What attitude does The Alchemist take toward romantic love?
Unlike many popular literary tales, The Alchemist initially presents love not as a goal, but as an obstacle. Santiago says his initial love of the merchant’s daughter acts as the only thing that makes him want to stay in one place forever. This desire stands in direct opposition to the journey he must complete in order to fulfill his Personal Legend. When Santiago finds his true love, Fatima, in the oasis, he feels even more convinced to abandon his Personal Legend. Fatima and the alchemist must show Santiago that his dream holds more importance than staying with her.
This picture of love is unique compared to traditional illustrations of romantic love. For one, this love is completely distinct from possession. Santiago has a significant internal dialogue about this distinction, and he puts it to the test when he leaves Fatima. Love, in The Alchemist, is also secondary to pursuing one’s Personal Legend. As the alchemist tells Santiago, Santiago’s love for Fatima will only survive if he continues living out his Personal Legend so that he will have no regrets later. Despite these facts, which seem to downplay the importance of love, Fatima’s kiss serves as the final image of the book, suggesting that love remains necessary for Santiago to live a contented life.
What is the attitude of The Alchemist towards material wealth and individualism, and how does it differ from major world religions in this regard?
Unlike many religions, The Alchemist does not draw a distinction between the material and the spiritual world. The book also espouses individuality as a means for achieving the ultimate goals of creation. Additionally, elements of pantheism appear throughout the book. For one, Santiago communicates and finds omens in natural entities such as the desert and the wind. The alchemist says that these elements have Personal Legends just like humans do, and that they were also born from the Soul of the World. The alchemist also associates the process of purifying metal into gold with spiritual purification.

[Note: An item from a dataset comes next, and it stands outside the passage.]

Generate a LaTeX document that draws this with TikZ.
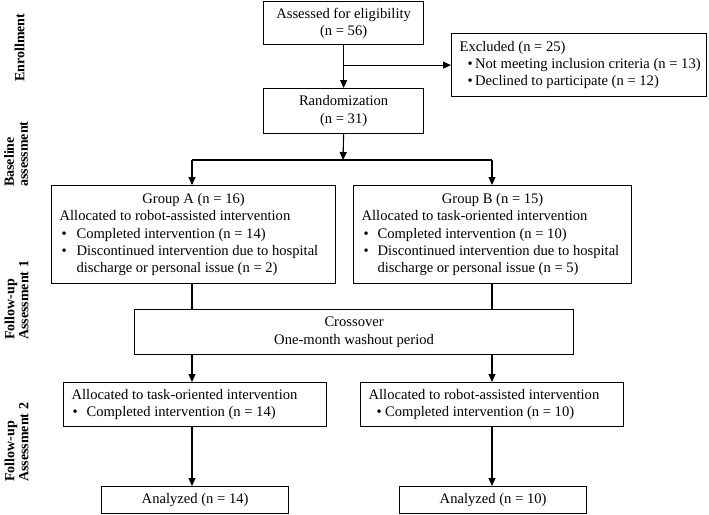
\documentclass[tikz,border=0pt]{standalone}
\usepackage{fontspec}
\setmainfont{Liberation Serif}
\usetikzlibrary{arrows.meta,calc}
\newcommand\bitem[2]{\kern#1\relax\makebox[#2][l]{\textbullet}}
\newcommand\nitem[2]{\kern#1\relax\makebox[#2][l]{}}
\newcommand\boxtext[2]{\makebox[#1][l]{\begin{tabular}{@{}l@{}}#2\end{tabular}}}
\begin{document}
\begin{tikzpicture}[x=1pt,y=-1pt,
 box/.style={draw, line width=1.2pt, anchor=north west, inner ysep=0pt, inner xsep=8pt, font=\fontsize{14.6}{17.3}\selectfont},
 cbox/.style={draw, line width=1.2pt, anchor=north west, inner sep=0pt, align=center, font=\fontsize{14.6}{17.3}\selectfont},
 arr/.style={line width=1.1pt, -{Triangle[length=8pt,width=7pt]}},
 ln/.style={line width=1.1pt},
 side/.style={rotate=90, anchor=north west, inner sep=0pt, align=left, font=\bfseries\fontsize{14}{14}\selectfont}]
\useasboundingbox (0,0) rectangle (709,514);

% side labels
\node[side] (s1) at (14.5,82) {Enrollment};
\node[side] (s2) at (4,187) {Baseline\\assessment};
\node[side] (s3) at (4.5,340) {Follow-up\\Assessment 1};
\node[side] (s4) at (4.5,482) {Follow-up\\Assessment 2};

% boxes
\node[cbox, minimum width=160pt, minimum height=43pt] (assess) at (263,1) {Assessed for eligibility\\(n = 56)};
\node[box, minimum width=255pt, minimum height=63pt] (excl) at (451,33) {\boxtext{239pt}{%
Excluded (n = 25)\\
\bitem{8pt}{7.5pt}Not meeting inclusion criteria (n = 13)\\
\bitem{8pt}{7.5pt}Declined to participate (n = 12)}};
\node[cbox, minimum width=160pt, minimum height=45pt] (rand) at (263,88) {Randomization\\(n = 31)};

\node[box, minimum width=284pt, minimum height=98pt] (ga) at (51,185) {\boxtext{268pt}{%
\makebox[268pt][c]{Group A (n = 16)}\\
Allocated to robot-assisted intervention\\
\bitem{2pt}{15pt}Completed intervention (n = 14)\\
\bitem{2pt}{15pt}Discontinued intervention due to hospital\\
\nitem{2pt}{15pt}discharge or personal issue (n = 2)}};
\node[box, minimum width=278pt, minimum height=98pt] (gb) at (353,185) {\boxtext{262pt}{%
\makebox[262pt][c]{Group B (n = 15)}\\
Allocated to task-oriented intervention\\
\bitem{2pt}{14pt}Completed intervention (n = 10)\\
\bitem{2pt}{14pt}Discontinued intervention due to hospital\\
\nitem{2pt}{14pt}discharge or personal issue (n = 5)}};

\node[cbox, minimum width=439pt, minimum height=45pt] (cross) at (134,309) {Crossover\\One-month washout period};

\node[box, minimum width=263pt, minimum height=44pt] (al) at (63,382) {\boxtext{247pt}{%
Allocated to task-oriented intervention\\
\bitem{1pt}{14pt}Completed intervention (n = 14)}};
\node[box, minimum width=263pt, minimum height=44pt] (ar) at (360,382) {\boxtext{247pt}{%
Allocated to robot-assisted intervention\\
\bitem{8pt}{8.5pt}Completed intervention (n = 10)}};

\node[cbox, minimum width=187pt, minimum height=27pt] (anl) at (101,486) {Analyzed (n = 14)};
\node[cbox, minimum width=187pt, minimum height=27pt] (anr) at (399,486) {Analyzed (n = 10)};

% connectors
\coordinate (split) at (343,160);
\coordinate (xl) at (192,0);
\coordinate (xr) at (492,0);
\draw[arr] (assess.south) -- (rand.north);
\draw[arr] (assess.south |- excl.west) -- (excl.west);
\draw[arr] (rand.south) -- (split);
\draw[ln] (xl |- split) -- (xr |- split);
\draw[arr] (xl |- split) -- (xl |- ga.north);
\draw[arr] (xr |- split) -- (xr |- gb.north);
\draw[ln] (xl |- ga.south) -- (xl |- cross.north);
\draw[ln] (xr |- gb.south) -- (xr |- cross.north);
\draw[arr] (xl |- cross.south) -- (xl |- al.north);
\draw[arr] (xr |- cross.south) -- (xr |- ar.north);
\draw[arr] (xl |- al.south) -- (xl |- anl.north);
\draw[arr] (xr |- ar.south) -- (xr |- anr.north);
\end{tikzpicture}
\end{document}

The book’s dominant strain of evolutionary spirituality appears most clearly when Santiago tries to turn himself into the wind. In the context of the novel, when a natural element or individual pursues a Personal Legend, it will evolve into a higher state of being. The goal of creation consists of all nature, humans and inanimate objects included, undergoing this evolution until the universe achieves perfection. This philosophy differs from traditional spirituality in that it requires everything pursuing its individual dream to achieve this state rather than practicing selflessness. In fact, the novel even portrays religious characters that practice self-denial, such as the crystal merchant, as failures.